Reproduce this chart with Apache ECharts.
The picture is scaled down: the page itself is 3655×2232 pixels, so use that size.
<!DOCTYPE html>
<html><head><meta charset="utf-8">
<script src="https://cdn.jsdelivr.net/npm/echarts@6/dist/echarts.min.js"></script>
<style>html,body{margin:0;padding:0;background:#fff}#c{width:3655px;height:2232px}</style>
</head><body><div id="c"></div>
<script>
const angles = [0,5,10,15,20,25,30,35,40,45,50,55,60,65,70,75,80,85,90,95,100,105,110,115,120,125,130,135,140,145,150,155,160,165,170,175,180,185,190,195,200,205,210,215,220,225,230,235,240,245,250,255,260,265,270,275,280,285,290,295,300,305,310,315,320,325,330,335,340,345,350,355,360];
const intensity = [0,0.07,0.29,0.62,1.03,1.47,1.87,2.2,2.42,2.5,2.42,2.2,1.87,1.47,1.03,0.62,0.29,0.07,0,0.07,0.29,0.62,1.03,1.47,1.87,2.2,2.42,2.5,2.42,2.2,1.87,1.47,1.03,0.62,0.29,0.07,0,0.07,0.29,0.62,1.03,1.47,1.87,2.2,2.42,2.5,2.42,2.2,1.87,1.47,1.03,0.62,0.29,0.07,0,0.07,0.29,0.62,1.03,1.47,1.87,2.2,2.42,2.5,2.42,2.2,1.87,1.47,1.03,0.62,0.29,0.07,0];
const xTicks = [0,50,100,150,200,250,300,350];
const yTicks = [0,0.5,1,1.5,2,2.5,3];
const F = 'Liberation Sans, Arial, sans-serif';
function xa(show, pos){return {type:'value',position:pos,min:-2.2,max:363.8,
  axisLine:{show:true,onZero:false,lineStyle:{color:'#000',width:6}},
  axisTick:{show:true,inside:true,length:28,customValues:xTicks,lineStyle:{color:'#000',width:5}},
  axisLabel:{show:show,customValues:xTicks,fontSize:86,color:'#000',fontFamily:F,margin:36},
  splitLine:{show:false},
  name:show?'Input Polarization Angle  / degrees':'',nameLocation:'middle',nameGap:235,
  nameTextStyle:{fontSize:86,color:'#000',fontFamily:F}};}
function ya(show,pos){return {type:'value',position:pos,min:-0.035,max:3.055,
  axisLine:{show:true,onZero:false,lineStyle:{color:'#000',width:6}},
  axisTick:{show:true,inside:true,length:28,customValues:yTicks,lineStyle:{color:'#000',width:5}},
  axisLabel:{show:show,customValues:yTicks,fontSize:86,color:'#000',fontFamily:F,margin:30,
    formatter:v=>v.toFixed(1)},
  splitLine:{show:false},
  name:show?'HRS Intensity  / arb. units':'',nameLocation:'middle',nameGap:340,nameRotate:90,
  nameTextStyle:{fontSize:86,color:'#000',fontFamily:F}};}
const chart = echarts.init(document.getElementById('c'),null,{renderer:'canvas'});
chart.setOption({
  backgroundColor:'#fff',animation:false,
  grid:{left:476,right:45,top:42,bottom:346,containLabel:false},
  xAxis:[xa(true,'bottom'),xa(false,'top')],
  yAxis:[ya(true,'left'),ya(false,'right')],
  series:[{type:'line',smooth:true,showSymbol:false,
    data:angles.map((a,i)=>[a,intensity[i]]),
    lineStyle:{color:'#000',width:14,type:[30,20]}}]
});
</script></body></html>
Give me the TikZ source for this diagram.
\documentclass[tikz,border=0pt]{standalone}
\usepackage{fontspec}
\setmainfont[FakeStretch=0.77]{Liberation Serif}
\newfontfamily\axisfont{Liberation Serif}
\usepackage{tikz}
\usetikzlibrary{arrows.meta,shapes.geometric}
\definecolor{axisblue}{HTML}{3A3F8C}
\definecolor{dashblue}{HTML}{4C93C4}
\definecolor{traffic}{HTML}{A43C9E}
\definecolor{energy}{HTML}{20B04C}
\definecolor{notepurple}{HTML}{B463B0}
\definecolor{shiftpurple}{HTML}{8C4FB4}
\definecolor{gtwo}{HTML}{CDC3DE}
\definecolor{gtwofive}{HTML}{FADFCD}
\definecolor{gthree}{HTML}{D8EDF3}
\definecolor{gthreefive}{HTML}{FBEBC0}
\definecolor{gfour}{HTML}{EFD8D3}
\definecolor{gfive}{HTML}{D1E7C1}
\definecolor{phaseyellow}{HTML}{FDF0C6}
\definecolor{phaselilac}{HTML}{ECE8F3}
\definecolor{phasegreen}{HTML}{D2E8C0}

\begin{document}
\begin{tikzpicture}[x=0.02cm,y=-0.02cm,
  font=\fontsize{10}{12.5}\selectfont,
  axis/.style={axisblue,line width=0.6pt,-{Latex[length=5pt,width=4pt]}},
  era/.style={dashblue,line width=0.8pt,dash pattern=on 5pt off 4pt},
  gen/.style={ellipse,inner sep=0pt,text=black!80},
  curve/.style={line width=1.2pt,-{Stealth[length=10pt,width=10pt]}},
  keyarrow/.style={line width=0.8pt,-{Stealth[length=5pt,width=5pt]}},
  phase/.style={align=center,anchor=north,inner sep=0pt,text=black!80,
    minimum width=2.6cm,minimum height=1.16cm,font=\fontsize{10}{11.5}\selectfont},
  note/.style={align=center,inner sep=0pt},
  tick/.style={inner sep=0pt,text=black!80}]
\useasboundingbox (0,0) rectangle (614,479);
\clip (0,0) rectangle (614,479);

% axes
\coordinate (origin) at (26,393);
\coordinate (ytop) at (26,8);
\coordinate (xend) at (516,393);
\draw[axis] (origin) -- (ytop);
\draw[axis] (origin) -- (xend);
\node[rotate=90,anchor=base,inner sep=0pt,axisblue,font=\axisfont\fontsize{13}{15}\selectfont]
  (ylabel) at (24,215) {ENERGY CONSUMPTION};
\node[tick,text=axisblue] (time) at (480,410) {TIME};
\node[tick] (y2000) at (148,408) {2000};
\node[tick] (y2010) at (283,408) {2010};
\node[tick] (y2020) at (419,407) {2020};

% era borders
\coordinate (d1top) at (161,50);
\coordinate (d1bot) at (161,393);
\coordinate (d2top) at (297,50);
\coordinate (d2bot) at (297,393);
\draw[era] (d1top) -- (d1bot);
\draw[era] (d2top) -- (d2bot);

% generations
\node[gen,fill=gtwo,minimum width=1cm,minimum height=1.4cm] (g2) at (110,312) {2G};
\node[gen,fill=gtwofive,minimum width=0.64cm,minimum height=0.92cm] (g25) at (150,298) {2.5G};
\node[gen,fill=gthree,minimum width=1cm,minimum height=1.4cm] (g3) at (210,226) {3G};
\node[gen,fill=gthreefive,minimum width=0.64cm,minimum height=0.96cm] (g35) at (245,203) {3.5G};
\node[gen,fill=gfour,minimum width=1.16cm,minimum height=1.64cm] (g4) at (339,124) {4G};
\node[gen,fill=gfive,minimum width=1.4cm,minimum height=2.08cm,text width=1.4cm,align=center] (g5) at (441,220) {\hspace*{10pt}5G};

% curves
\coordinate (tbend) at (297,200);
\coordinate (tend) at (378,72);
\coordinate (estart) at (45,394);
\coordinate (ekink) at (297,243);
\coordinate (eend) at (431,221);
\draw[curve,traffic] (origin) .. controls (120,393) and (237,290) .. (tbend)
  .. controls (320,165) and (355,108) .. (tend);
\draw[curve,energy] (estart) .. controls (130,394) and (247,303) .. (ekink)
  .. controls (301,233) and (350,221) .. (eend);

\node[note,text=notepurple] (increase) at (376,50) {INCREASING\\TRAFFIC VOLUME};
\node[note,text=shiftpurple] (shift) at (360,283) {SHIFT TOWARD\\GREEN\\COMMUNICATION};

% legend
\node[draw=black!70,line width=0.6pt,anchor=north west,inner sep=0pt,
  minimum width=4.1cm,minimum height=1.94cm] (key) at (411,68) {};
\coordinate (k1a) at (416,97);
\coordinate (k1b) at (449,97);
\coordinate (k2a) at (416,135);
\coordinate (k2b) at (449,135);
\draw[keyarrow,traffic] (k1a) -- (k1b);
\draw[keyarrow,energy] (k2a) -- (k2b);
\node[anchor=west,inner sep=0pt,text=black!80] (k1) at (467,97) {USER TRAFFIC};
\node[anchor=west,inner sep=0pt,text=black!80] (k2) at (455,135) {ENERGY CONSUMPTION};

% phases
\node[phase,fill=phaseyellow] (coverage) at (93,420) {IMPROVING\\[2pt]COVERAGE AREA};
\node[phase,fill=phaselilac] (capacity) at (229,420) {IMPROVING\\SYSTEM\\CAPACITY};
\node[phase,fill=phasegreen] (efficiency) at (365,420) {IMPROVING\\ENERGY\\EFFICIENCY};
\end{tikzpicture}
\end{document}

--------------------------------

STATED PROBLEM> Find every line with the word "this" and state how many there are, with no other words.

ANSWER IN FULL> 2